Earlier this week, we saw the other side of this pond covered in ice. As you can see, the other side is quite different.
It may be cold but in the pacific northwest when the sun shines in the winter we all go out and enjoy those rays!
It's that magic time of year when house plants go on sale. At Flower World, which already has very low prices, a 40% discount is as alluring as the rays of the sun. If you ever visit Flower World, be sure to sign up for their e club in advance as membership entitles one to a 10% discount on top of any other sales. That makes this a 50% off sale.

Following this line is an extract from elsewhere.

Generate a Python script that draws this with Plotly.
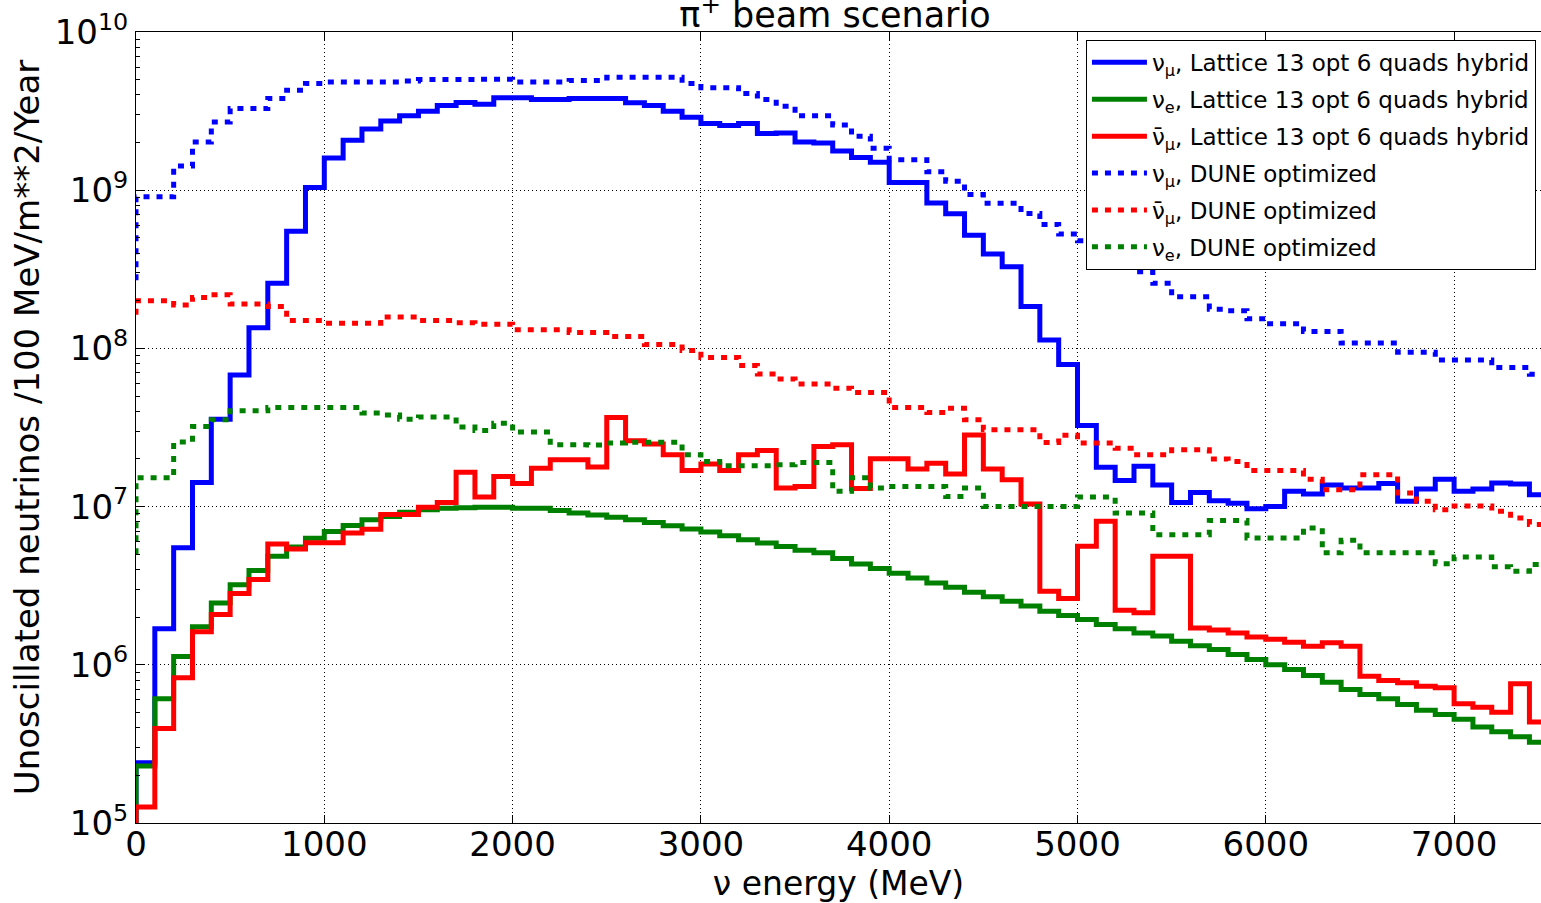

The only house plants that really thrive for me are those that can stand neglect and fairly cool temperatures. If you want water on a fairly regular basis, you probably don't have what it takes to live at my place. Fortunately, there are lots of plants that have a fairly strong will to live.
These large ceramic Mason jar planters are kind of fun.
January always brings the bright colors and sweet fragrance of primroses. Every grocery store, hardware store, and nursery offers them as they are such a bright spot in this bleak season.
Camellia sasanqua 'Yuletide' still blooming like there's no tomorrow.
Flower world is a 15 acre nursery with three of those acres being under cover. That's a lot of greenhouse space!
Ponytail palms (Beaucarnea recurvata) hold a special place in my heart as I got one in a four inch pot in high school and it lived with me until a few years ago when it got too tall for the house.
There are several heat zones represented as one travels between the huge greenhouses. On cold days, the tropical houses feel especially good.
Philodendron 'Pink Princess' is a temptress.
A vibrant croton. I have one that survives because it gets to live in the kitchen near the sink where it gets watered. Those in other parts of the house have a tendency to rebel against dryness by shedding all of their leaves.
I've killed this Cordyline. Here it is in bloom, something new to me.
Ludisia discolor was seriously considered for it's fab foliage but the tag says it likes to remain moist.
F.W. has a growing collection of Calathea. Too bad they need warm temperatures and moist conditions. More than one of these has made it's way into the compost bin.
Enjoying the sun inside. What could be better?
Succulents, cacti, bromeliads, and I get along just fine. Throw a bit of water on them a couple of times a month, throw them outside in the summer and everyone's happy.
Are you a houseplant diva or drop-out?